Cast 92. Page 522, line 929.
While he was in the act of getting his bearings Mr Bloom who noticed when he stood up that he had two flasks of presumably ship’s rum sticking one out of each pocket for the private consumption of his burning interior, saw him produce a bottle and uncork it or unscrew and, applying its nozzle to his lips, take a good old delectable swig out of it with a gurgling noise.
Episode 16. It is after midnight. Having left the brothel, Mr Bloom has come to the cabman’s shelter in order to look after Stephen. There he is listening to the talk of the sailor who calls himself Murphy. This is the moment when the sailor slowly gets up from his seat.
Episode 16 is written in bad prose, and this too is an astonishingly hard passage to read. One wonders whether there is any other novel quite like it.
It is full of forced clichés and awkward foreign expressions. It multiplies conjunctions and relative clauses until the syntax becomes needlessly tangled, and the insertion of clause after clause makes it difficult to tell where the subject and verb properly join. For all the piling up of words, the actual picture remains vague and blurred.
The phrase “ship’s rum” presumably refers to the rum carried aboard British naval vessels and issued to the crew. A rough summary of the history of rum in the Royal Navy, based on the Wikipedia article, would be as follows.
- Originally, British warships carried water, but water was difficult to preserve on long voyages.
- For that reason, beer and wine came to be carried in place of water.
- Later still, distilled spirits such as brandy were preferred from the standpoint of preservation and supply.
- After Britain captured Jamaica from Spain in 1655, Jamaican rum began to be loaded aboard and issued to sailors.
- In 1740 it was decided that half a pint of rum should be diluted with water in a ratio of one to four and issued twice daily. This drink was called grog.
- The dilution ratio and the amount issued later changed over time.
- In the Royal Navy, grog continued to be issued until 1970 (though officers received the rum undiluted).
The sailor says that he came in this morning at eleven o’clock on the Rosevean, bringing bricks from Bridgwater in England. Of course, that may itself be a lie.
—We come up this morning eleven o’clock. The threemaster Rosevean from Bridgwater with bricks. I shipped to get over. Paid off this afternoon. There’s my discharge. See? D. B. Murphy. A. B. S.
(U511.450-)
But he was not serving on a naval ship. Whether rum was also issued on ordinary vessels, or whether he simply had some naval liquor by less official means, I have not been able to determine.

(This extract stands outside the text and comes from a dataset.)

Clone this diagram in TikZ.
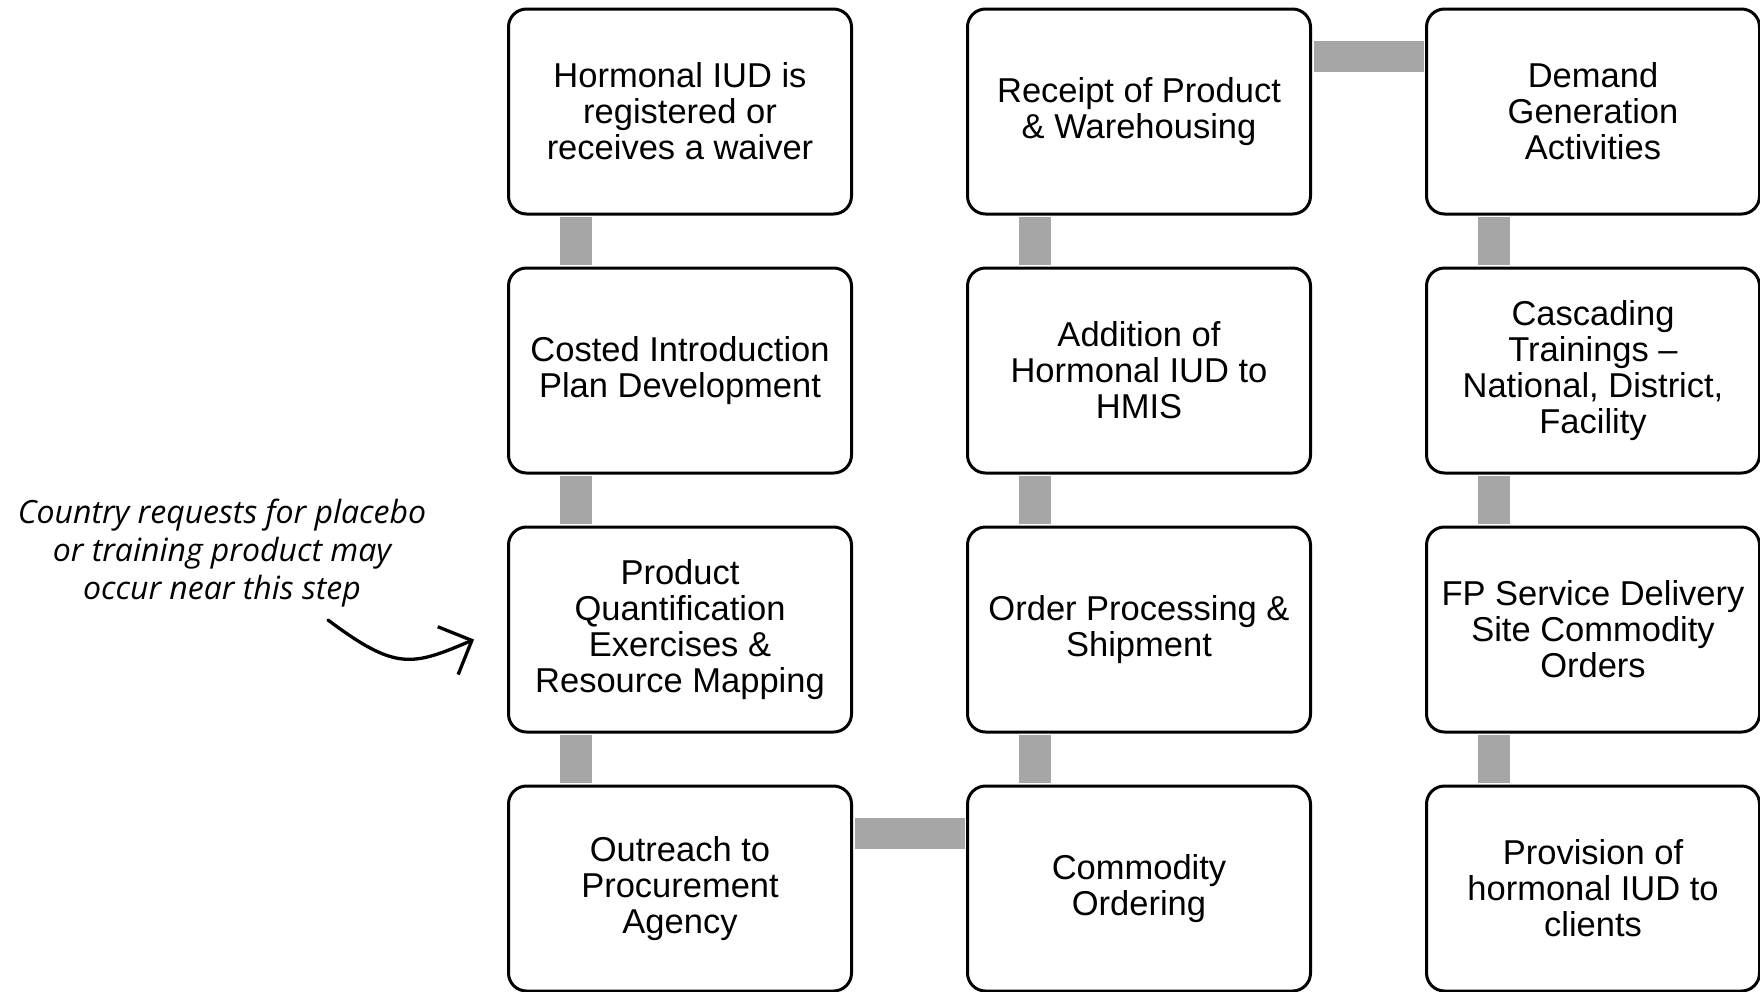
\documentclass[tikz,border=0pt]{standalone}
\usepackage{fontspec}
\setmainfont{Liberation Sans}
\newfontfamily\notefont{Open Sans}
\usepackage{xcolor}
\usepackage{tikz}
\usetikzlibrary{arrows.meta,positioning,calc}
\definecolor{linkgray}{RGB}{166,166,166}

\begin{document}
\begin{tikzpicture}[x=1pt, y=-1pt,
  stage/.style={draw, line width=3pt, rounded corners=18pt, fill=white,
    minimum width=343pt, minimum height=205pt, align=center, inner sep=4pt,
    font=\fontsize{34.5}{36}\selectfont},
  link/.style={linkgray, line width=32pt, shorten <=1.5pt, shorten >=1.5pt},
  note/.style={align=center, font=\notefont\itshape\fontsize{32}{38}\selectfont}]
\useasboundingbox (0,0) rectangle (1760,991);
% first column
\node[stage] (reg)      at (680,111.5) {Hormonal IUD is\\registered or\\receives a waiver};
\node[stage] (plan)     at (680,370.5) {Costed Introduction\\Plan Development};
\node[stage] (quant)    at (680,629.5) {Product\\Quantification\\Exercises \&\\Resource Mapping};
\node[stage] (outreach) at (680,888.5) {Outreach to\\Procurement\\Agency};
% second column
\node[stage] (receipt)  at (1139,111.5) {Receipt of Product\\\& Warehousing};
\node[stage] (hmis)     at (1139,370.5) {Addition of\\Hormonal IUD to\\HMIS};
\node[stage] (ship)     at (1139,629.5) {Order Processing \&\\Shipment};
\node[stage] (order)    at (1139,888.5) {Commodity\\Ordering};
% third column
\node[stage, minimum width=333pt] (demand)  at (1593,111.5) {Demand\\Generation\\Activities};
\node[stage, minimum width=333pt] (train)   at (1593,370.5) {Cascading\\Trainings –\\National, District,\\Facility};
\node[stage, minimum width=333pt] (sdp)     at (1593,629.5) {FP Service Delivery\\Site Commodity\\Orders};
\node[stage, minimum width=333pt] (provide) at (1593,888.5) {Provision of\\hormonal IUD to\\clients};

\foreach \a/\b in {reg/plan,plan/quant,quant/outreach,receipt/hmis,hmis/ship,ship/order,demand/train,train/sdp,sdp/provide}
  \draw[link] ([xshift=68.5pt]\a.south west) -- ([xshift=68.5pt]\b.north west);
\draw[link, line width=31pt] ([yshift=-49pt]outreach.north east) -- ([yshift=-49pt]order.north west);
\draw[link, line width=31pt] ([yshift=-49pt]receipt.north east) -- ([yshift=-49pt]demand.north west);

% side remark with hand-drawn arrow
\node[note] (remark) at (222,553) {Country requests for placebo\\or training product may\\occur near this step};
\coordinate (tail) at (328,620);
\coordinate (tip) at ($(quant.west)+(-33,10)$);
\draw[line width=3.3pt, line cap=round, -{Straight Barb[length=26pt,width=52pt]}]
  (tail) .. controls (396,671) and (412,666) .. (tip);
\end{tikzpicture}
\end{document}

The woman whom Bloom thinks the sailor has gone after is probably the streetwalker in the straw hat who peered into the cabman’s shelter a little earlier.
The face of a streetwalker glazed and haggard under a black straw hat peered askew round the door of the shelter palpably reconnoitring on her own with the object of bringing more grist to her mill.
(U517.704-)
“Manœuvre” is a word of French origin, and as a military term it means something like a tactical movement or strategic deployment of troops or fleets. Since the man is a sailor, the narration describes his movement in language associated with ships and military action.
The “Loop Line” that the sailor looks up at is the railway viaduct running above the cabman’s shelter: the Loop Line Bridge.
In the photograph below, the cabman’s shelter stood beneath the bridge on the far bank. At the right-hand edge is the Custom House.
File:Loop line (Liffey) viaduct, Dublin - geograph.org.uk - 1754871.jpg - Wikimedia Commons
The Loop Line Bridge was built between 1889 and 1891, when the line connecting Westland Row Station (now Pearse Railway Station) on the south bank of the River Liffey with Amiens Street Station (now Connolly Station) on the north bank was elevated.
In the map published in 1908 (Eason’s New Plan of Dublin and Suburbs / Eason & Son, Ltd.), the Loop Line can be seen connecting the stations on the north and south sides. The cabman’s shelter stood at the point marked with a star.
In the map published in 1883 (Plan of the City of Dublin. Letts’s Popular Atlas. Letts, Son & Co. Limited, London.), the stations are not yet connected.
So the last time he was here must have been before 1891, when the bridge did not yet exist, and that is presumably why he is so astonished. He says he has been away at sea for seven years and has not seen his wife in all that time (U510.421). Since the present time of the novel is 1904, the chronology does not quite fit.
From the time it was under construction, the bridge was criticized for spoiling the magnificent view of the Custom House from the city centre.
View of the Custom House through the Loop Line Bridge in the 1930s
The “piers” the sailor looks up at are the bridge supports, and the “girders” are the main horizontal beams spanning the sides of the structure.